[start]
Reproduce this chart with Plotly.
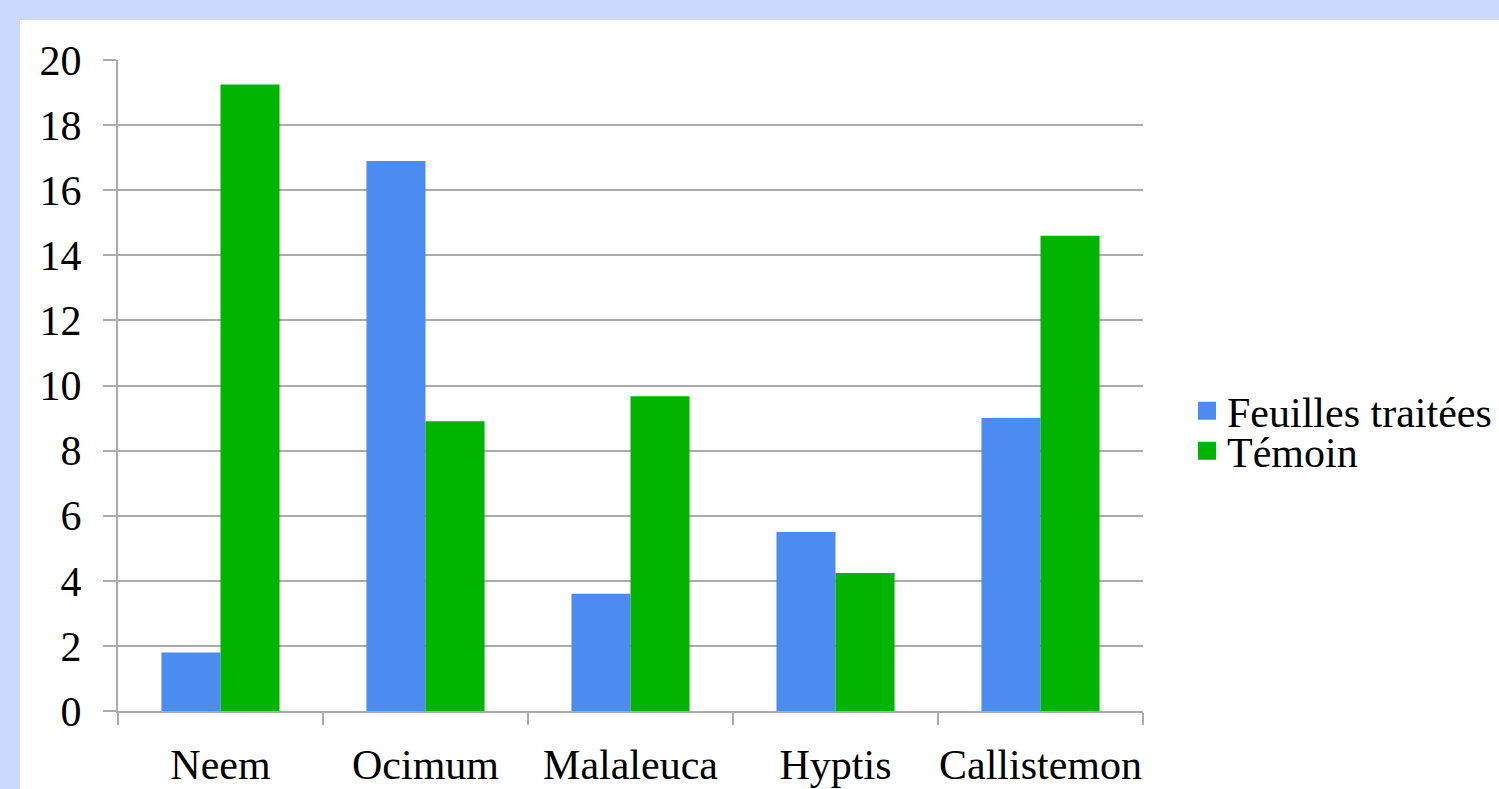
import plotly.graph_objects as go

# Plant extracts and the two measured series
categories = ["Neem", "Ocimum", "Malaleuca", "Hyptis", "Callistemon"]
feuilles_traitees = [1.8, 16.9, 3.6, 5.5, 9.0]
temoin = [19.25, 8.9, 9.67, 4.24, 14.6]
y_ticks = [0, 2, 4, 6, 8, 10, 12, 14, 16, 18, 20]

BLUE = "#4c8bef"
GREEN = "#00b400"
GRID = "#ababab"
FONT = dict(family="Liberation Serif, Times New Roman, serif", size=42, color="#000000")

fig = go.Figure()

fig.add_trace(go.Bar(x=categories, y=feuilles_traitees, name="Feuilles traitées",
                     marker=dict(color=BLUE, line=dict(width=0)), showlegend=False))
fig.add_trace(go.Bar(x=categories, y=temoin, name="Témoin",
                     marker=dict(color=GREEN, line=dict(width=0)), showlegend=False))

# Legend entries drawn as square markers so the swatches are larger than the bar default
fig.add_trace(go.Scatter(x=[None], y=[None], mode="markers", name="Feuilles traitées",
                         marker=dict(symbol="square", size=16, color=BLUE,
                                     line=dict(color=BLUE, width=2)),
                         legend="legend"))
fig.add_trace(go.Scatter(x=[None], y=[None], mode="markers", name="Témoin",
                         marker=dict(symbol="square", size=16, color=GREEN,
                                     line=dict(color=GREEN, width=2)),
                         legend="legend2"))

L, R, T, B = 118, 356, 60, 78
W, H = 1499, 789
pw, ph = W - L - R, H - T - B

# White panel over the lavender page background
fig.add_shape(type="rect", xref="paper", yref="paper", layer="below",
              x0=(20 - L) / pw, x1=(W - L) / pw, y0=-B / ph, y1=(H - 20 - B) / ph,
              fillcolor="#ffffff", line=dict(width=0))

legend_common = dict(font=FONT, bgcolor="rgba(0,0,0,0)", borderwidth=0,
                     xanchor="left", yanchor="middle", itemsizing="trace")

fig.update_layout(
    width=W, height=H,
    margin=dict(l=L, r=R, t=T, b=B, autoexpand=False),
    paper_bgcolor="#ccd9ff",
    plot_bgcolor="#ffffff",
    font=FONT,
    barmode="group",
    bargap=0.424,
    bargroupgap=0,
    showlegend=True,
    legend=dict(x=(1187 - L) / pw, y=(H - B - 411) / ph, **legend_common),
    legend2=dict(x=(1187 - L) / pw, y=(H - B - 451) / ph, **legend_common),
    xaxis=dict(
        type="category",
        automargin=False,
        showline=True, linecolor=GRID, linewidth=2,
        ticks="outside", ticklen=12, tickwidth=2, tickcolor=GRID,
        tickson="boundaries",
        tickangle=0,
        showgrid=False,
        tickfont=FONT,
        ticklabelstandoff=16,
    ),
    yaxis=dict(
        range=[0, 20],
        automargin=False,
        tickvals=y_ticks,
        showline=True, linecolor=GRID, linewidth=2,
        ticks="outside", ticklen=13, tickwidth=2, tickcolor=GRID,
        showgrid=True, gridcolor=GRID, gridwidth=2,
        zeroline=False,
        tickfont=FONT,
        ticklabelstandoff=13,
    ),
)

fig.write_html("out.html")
[end]
#### WRITTEN REQUEST:
Starting at the first line of the material, output exactly the lines up to and including the one with "marker=dict(color=GREEN, line=dict(width=0)), showlegend=False))". Do not include the pictures.

#### ANSWER BELOW:
Reproduce this chart with Plotly.
import plotly.graph_objects as go

# Plant extracts and the two measured series
categories = ["Neem", "Ocimum", "Malaleuca", "Hyptis", "Callistemon"]
feuilles_traitees = [1.8, 16.9, 3.6, 5.5, 9.0]
temoin = [19.25, 8.9, 9.67, 4.24, 14.6]
y_ticks = [0, 2, 4, 6, 8, 10, 12, 14, 16, 18, 20]

BLUE = "#4c8bef"
GREEN = "#00b400"
GRID = "#ababab"
FONT = dict(family="Liberation Serif, Times New Roman, serif", size=42, color="#000000")

fig = go.Figure()

fig.add_trace(go.Bar(x=categories, y=feuilles_traitees, name="Feuilles traitées",
                     marker=dict(color=BLUE, line=dict(width=0)), showlegend=False))
fig.add_trace(go.Bar(x=categories, y=temoin, name="Témoin",
                     marker=dict(color=GREEN, line=dict(width=0)), showlegend=False))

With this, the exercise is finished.